In the entries that follow, find the word "this" and report each line it is on.

▶ **Information provided**
>> BEGIN

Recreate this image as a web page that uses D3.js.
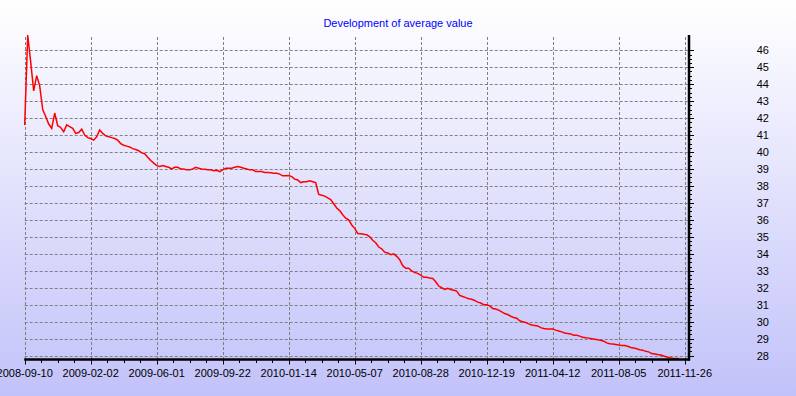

>> END
>> BEGIN

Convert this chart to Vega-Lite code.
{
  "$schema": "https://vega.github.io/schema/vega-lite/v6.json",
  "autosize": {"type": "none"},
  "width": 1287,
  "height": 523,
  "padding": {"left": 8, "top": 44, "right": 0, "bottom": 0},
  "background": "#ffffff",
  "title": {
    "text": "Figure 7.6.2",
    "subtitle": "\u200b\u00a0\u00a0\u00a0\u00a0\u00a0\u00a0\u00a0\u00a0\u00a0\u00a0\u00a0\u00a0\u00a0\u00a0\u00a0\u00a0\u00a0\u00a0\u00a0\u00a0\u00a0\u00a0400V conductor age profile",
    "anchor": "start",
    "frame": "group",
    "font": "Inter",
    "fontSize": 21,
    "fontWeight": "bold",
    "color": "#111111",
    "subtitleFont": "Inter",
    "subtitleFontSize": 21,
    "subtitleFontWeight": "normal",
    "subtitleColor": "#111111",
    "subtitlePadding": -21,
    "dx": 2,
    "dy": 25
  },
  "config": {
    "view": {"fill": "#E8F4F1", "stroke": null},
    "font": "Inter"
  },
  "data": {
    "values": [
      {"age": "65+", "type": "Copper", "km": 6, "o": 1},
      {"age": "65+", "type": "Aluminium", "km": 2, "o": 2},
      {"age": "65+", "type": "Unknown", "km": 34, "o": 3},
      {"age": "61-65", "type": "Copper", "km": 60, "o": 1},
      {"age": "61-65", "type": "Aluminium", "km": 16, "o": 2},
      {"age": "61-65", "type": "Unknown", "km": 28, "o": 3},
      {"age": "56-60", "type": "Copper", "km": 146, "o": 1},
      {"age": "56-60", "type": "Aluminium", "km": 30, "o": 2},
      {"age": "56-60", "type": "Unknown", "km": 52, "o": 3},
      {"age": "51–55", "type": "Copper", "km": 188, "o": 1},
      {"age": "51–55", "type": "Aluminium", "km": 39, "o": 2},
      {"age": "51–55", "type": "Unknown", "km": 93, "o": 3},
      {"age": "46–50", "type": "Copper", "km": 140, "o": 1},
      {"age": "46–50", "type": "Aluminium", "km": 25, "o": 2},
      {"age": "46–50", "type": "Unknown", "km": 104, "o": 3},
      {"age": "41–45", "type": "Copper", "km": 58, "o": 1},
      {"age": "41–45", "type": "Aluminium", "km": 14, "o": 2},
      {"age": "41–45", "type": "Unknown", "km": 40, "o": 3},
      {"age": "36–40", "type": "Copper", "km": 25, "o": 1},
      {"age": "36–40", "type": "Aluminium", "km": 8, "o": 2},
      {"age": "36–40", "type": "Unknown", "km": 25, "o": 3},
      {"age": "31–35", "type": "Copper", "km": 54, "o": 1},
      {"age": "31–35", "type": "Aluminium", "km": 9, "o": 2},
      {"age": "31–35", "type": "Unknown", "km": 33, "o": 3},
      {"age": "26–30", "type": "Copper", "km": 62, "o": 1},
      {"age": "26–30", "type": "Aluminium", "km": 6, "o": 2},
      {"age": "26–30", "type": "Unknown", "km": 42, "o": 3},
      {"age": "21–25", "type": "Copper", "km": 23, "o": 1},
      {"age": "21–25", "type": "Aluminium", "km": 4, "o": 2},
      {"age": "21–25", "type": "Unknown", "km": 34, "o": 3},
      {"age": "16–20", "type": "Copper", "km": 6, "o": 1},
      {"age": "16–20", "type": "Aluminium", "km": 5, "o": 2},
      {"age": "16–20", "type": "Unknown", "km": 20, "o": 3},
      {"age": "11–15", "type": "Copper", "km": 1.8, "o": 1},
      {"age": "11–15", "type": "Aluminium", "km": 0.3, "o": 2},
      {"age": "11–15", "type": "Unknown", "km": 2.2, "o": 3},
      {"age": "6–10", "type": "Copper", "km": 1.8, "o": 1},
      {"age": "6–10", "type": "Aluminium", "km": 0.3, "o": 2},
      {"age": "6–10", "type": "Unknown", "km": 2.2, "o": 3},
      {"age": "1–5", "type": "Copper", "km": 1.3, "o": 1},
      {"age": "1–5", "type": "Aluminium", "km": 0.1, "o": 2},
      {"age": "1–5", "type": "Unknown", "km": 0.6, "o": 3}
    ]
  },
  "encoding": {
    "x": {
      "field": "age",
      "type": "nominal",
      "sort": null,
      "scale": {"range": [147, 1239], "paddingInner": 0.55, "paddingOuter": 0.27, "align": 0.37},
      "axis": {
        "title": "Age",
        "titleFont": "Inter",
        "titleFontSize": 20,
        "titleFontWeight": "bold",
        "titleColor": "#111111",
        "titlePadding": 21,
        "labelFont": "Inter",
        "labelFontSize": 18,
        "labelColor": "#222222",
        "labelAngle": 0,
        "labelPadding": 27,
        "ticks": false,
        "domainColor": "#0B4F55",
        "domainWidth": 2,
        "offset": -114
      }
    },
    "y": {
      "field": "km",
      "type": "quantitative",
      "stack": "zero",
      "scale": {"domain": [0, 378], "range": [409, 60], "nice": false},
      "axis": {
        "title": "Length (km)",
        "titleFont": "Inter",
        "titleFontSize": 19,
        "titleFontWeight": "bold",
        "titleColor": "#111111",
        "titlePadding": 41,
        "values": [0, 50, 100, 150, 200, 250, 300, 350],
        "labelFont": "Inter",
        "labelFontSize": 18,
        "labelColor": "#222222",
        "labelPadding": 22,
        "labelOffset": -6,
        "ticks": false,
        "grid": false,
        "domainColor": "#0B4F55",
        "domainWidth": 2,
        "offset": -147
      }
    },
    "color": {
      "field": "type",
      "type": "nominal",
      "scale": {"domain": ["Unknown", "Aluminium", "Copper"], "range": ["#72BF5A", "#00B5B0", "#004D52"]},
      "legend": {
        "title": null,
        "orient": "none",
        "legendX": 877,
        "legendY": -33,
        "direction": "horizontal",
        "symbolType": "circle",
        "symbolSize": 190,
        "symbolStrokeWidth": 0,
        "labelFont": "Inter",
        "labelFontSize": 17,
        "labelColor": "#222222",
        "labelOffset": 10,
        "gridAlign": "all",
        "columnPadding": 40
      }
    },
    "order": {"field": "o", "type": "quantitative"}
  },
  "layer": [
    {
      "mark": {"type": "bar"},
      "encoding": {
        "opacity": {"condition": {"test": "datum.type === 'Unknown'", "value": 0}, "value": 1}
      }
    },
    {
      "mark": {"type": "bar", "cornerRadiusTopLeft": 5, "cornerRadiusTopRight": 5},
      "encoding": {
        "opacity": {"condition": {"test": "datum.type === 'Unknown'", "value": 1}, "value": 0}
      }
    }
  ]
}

>> END

▶ **Expected answer**
Recreate this image as a web page that uses D3.js.
Convert this chart to Vega-Lite code.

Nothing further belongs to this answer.